Wackies is an American independent record label specialized in reggae and dub music. Lloyd Barnes founded the label in 1976, and it is possibly the longest-running American recording studio for reggae.

==History==
Wackie's is run by Lloyd "Bullwackie" Barnes, who was born in Trench Town, Jamaica, and moved to New York in 1967. He worked construction and bought the equipment for the studio at the nearby Sam Ash store. He started his studio at 4731 White Plains Road in The Bronx, as one of the earliest reggae studios in the country, with a record store named Wackie's House of Music nextdoor. Low on money, he had to be technically resourceful; his recording techniques added to the distinct quality of the sound.

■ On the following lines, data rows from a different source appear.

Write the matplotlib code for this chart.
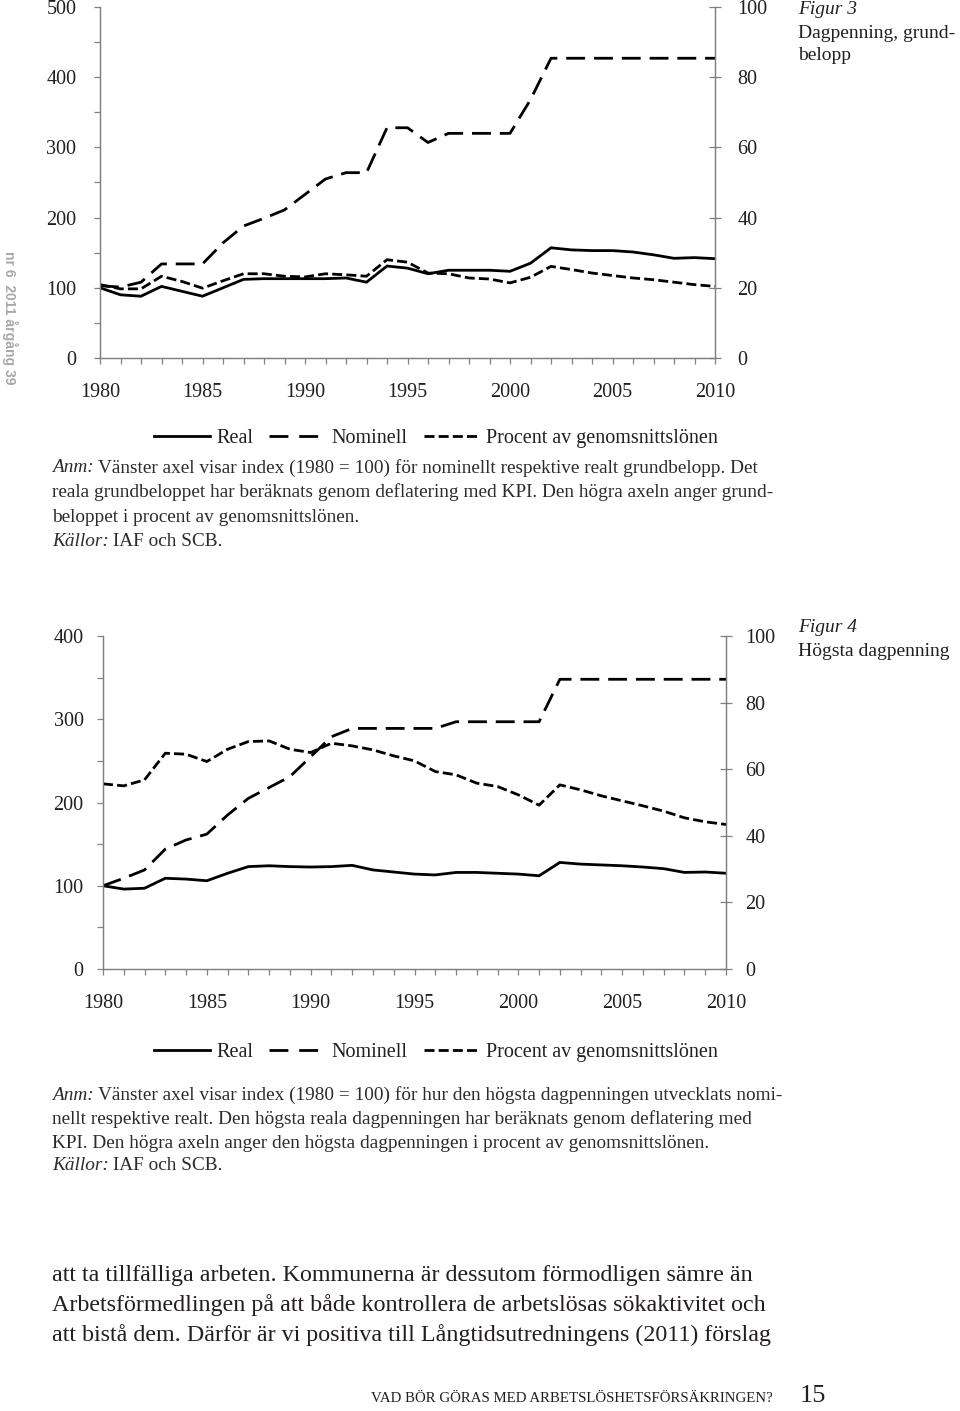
import numpy as np
import matplotlib
matplotlib.use('Agg')
import matplotlib.pyplot as plt
from matplotlib.lines import Line2D
from matplotlib.ticker import MultipleLocator

plt.rcParams['font.family'] = 'Liberation Serif'
plt.rcParams['text.color'] = '#231f20'

years = list(range(1980, 2011))

# Figur 3: grundbelopp
fig3_real = [100, 90, 88, 102, 95, 88, 100, 112, 113, 113, 113, 113, 114, 108, 131, 128,
             120, 125, 125, 125, 123.5, 135, 157, 154, 153, 153, 151, 147, 142, 143, 141.5]
fig3_nominell = [103, 101, 108, 134, 134, 134, 164, 188, 199, 211, 233, 255, 264, 264, 328, 328,
                 307, 320, 320, 320, 320, 368, 427, 427, 427, 427, 427, 427, 427, 427, 427]
fig3_procent = [20.9, 19.7, 19.7, 23.3, 21.8, 19.9, 22, 24, 24, 23.3, 23.1, 24, 23.7, 23.3, 28, 27.3,
                24.2, 24, 22.8, 22.5, 21.4, 23, 26.1, 25.2, 24.2, 23.5, 22.8, 22.3, 21.6, 20.9, 20.4]

# Figur 4: högsta dagpenning
fig4_real = [100, 96, 97, 109, 108, 106, 115, 123, 124, 123, 122.5, 123, 124.5, 119, 116.5, 114,
             113, 116, 116, 115, 114, 112, 128, 126, 125, 124, 122.5, 120.5, 116, 116.5, 115]
fig4_nominell = [100, 109, 119, 144, 155, 162, 185, 205, 218, 231, 255, 279, 289, 289, 289, 289,
                 289, 297, 297, 297, 297, 297, 348, 348, 348, 348, 348, 348, 348, 348, 348]
fig4_procent = [55.6, 55, 56.8, 64.8, 64.5, 62.3, 66, 68.3, 68.5, 66, 65, 67.8, 67, 65.8, 64, 62.5,
                59.3, 58.3, 55.8, 54.8, 52.3, 49.2, 55.3, 53.8, 52, 50.5, 49, 47.4, 45.4, 44.2, 43.4]

series_labels = ['Real', 'Nominell', 'Procent av genomsnittslönen']

W, H = 960, 1411
fig = plt.figure(figsize=(9.6, 14.11), dpi=100)

LW = 2.0
LONG = (6.8, 3.2)
SHORT = (3.6, 1.5)
AXC = '#808080'
TXT = '#231f20'
TICK_FS = 14.5


def px(x, y):
    return x / W, 1 - y / H


def make_chart(rect, real, nominell, procent, ymax_left, lpad, rpad):
    ax = fig.add_axes(rect)
    ax2 = ax.twinx()
    ax.plot(years, real, color='black', lw=LW, solid_joinstyle='miter')
    ax.plot(years, nominell, color='black', lw=LW, dashes=LONG)
    ax2.plot(years, procent, color='black', lw=LW, dashes=SHORT)
    ax.set_xlim(1980, 2010)
    ax.set_ylim(0, ymax_left)
    ax2.set_ylim(0, 100)
    ax.yaxis.set_major_locator(MultipleLocator(100))
    ax.yaxis.set_minor_locator(MultipleLocator(50))
    ax2.yaxis.set_major_locator(MultipleLocator(20))
    ax.xaxis.set_major_locator(MultipleLocator(5))
    ax.xaxis.set_minor_locator(MultipleLocator(1))
    for a in (ax, ax2):
        a.spines['top'].set_visible(False)
        for s in a.spines.values():
            s.set_color(AXC)
            s.set_linewidth(0.9)
        a.set_facecolor('none')
    ax.tick_params(axis='y', which='both', direction='out', length=4, width=0.9,
                   color=AXC, labelsize=TICK_FS, pad=lpad, labelcolor=TXT)
    ax.tick_params(axis='x', which='both', direction='out', length=4, width=0.9,
                   color=AXC, labelsize=TICK_FS, pad=14, labelcolor=TXT)
    ax2.tick_params(axis='y', which='major', direction='inout', length=8, width=0.9,
                    color=AXC, labelsize=TICK_FS, pad=rpad, labelcolor=TXT)
    return ax


def legend_at(y):
    handles = [Line2D([], [], color='black', lw=LW),
               Line2D([], [], color='black', lw=LW, dashes=(6.8, 3.9)),
               Line2D([], [], color='black', lw=LW, dashes=SHORT)]
    fig.legend(handles, series_labels, loc='center', bbox_to_anchor=px(436, y),
               ncol=3, frameon=False, fontsize=14.5, handlelength=2.8,
               handletextpad=0.3, columnspacing=0.8)


def rich_line(x, y, parts, size):
    renderer = fig.canvas.get_renderer()
    cx = x
    for txt, style in parts:
        t = fig.text(cx / W, 1 - y / H, txt, fontsize=size, style=style,
                     ha='left', va='center', color='#2b2b2b')
        bb = t.get_window_extent(renderer=renderer)
        cx = bb.x1 + 4


ANM_FS = 13.9

# Figur 3
make_chart([100 / W, 1 - 358 / H, 615 / W, 351 / H], fig3_real, fig3_nominell,
           fig3_procent, 500, 13, 12)
fig.text(*px(798, 10), 'Figur 3', style='italic', fontsize=14, va='center')
fig.text(*px(798, 33), 'Dagpenning, grund-', fontsize=14, va='center')
fig.text(*px(798, 56), 'belopp', fontsize=14, va='center')
legend_at(438)
rich_line(52, 468, [('Anm:', 'italic'),
                    ('Vänster axel visar index (1980 = 100) för nominellt respektive realt grundbelopp. Det', 'normal')], ANM_FS)
rich_line(52, 492, [('reala grundbeloppet har beräknats genom deflatering med KPI. Den högra axeln anger grund-', 'normal')], ANM_FS)
rich_line(52, 517, [('beloppet i procent av genomsnittslönen.', 'normal')], ANM_FS)
rich_line(52, 541, [('Källor:', 'italic'), ('IAF och SCB.', 'normal')], ANM_FS)

# Figur 4
make_chart([103 / W, 1 - 969 / H, 623 / W, 333 / H], fig4_real, fig4_nominell,
           fig4_procent, 400, 10, 10)
fig.text(*px(798, 628), 'Figur 4', style='italic', fontsize=14, va='center')
fig.text(*px(798, 652), 'Högsta dagpenning', fontsize=14, va='center')
legend_at(1052)
rich_line(52, 1095, [('Anm:', 'italic'),
                     ('Vänster axel visar index (1980 = 100) för hur den högsta dagpenningen utvecklats nomi-', 'normal')], ANM_FS)
rich_line(52, 1119, [('nellt respektive realt. Den högsta reala dagpenningen har beräknats genom deflatering med', 'normal')], ANM_FS)
rich_line(52, 1143, [('KPI. Den högra axeln anger den högsta dagpenningen i procent av genomsnittslönen.', 'normal')], ANM_FS)
rich_line(52, 1165, [('Källor:', 'italic'), ('IAF och SCB.', 'normal')], ANM_FS)

# body text
body = ['att ta tillfälliga arbeten. Kommunerna är dessutom förmodligen sämre än',
        'Arbetsförmedlingen på att både kontrollera de arbetslösas sökaktivitet och',
        'att bistå dem. Därför är vi positiva till Långtidsutredningens (2011) förslag']
for i, line in enumerate(body):
    fig.text(*px(52, 1276 + 29.5 * i), line, fontsize=17.3, va='center', color=TXT)

fig.text(*px(773, 1398), 'VAD BÖR GÖRAS MED ARBETSLÖSHETSFÖRSÄKRINGEN?', fontsize=10.7,
         ha='right', va='center', color=TXT)
fig.text(*px(800, 1396), '15', fontsize=19, ha='left', va='center', color=TXT)

fig.text(*px(10, 318), 'nr 6  2011 årgång 39', family='Liberation Sans', weight='bold',
         fontsize=10, rotation=270, ha='center', va='center', color='#a8a8a8')

fig.savefig('out.png', dpi=100)
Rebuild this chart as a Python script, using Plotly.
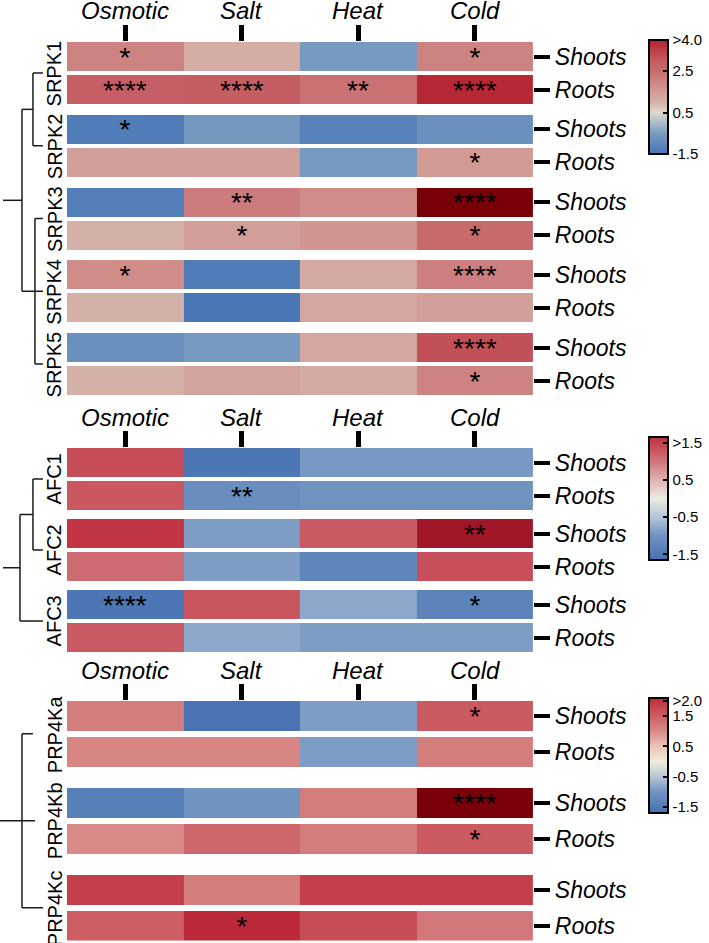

Barnes recorded upcoming and lesser-known artists, with a backing band called Wackie's Rhythm Force. One artists who released all his work on Wackies was Noel Delahaye, a roots reggae singer who released three albums. In 1979, Barnes recorded Solid C., Bobby D. and Kool Drop's "Wack Rap", an early hip-hop single. By that time, Barnes was recording established artists, including Johnny Osbourne, Wayne Jarrett, and Leroy Sibbles (after he left the Heptones). The label also released songs by Horace Andy, including an album titled Dance Hall Style, and others that are now considered classics. Jamaican musician Milton Henry moved to New York in 1976 and worked for Wackie's, and recorded his first album there, Who Do You Think I Am (1985).

In the 1980s the White Plains Road building was sold, and Wackie's moved to Englewood, New Jersey, and around 1998 (when Barnes returned from a lengthy period in Jamaica) moved back, to Boston Road in the Bronx.

===Wackie's sound===
Wackie's record releases have a distinctive lo-fi sound.

== Re-issue and legacy ==
Most if not all of the original (1970s and 1980s) Wackies recorded releases are out-of-print and in demand among reggae music collectors. Germans Moritz Von Oswald and Mark Ernestus, passionate devotees of the label's sound, have undertaken an extensive and ongoing 12" and LP re-issue campaign for the label through an exclusive imprint in the Basic Channel record label family, bearing the Wackies logo and label design. To date, the imprint has put out work from artists such as Horace Andy, Jerry Harris, Wayne Jarrett, Love Joys, The Meditations, and Sugar Minott, as well as several strictly dub releases by Wackies-sponsored bands.

Christopher Coy directed a documentary on Wackie's in 1986, Bullwackie. In 2013, Supreme skategear released a series of Wackie's-inspired t-shirts and other items.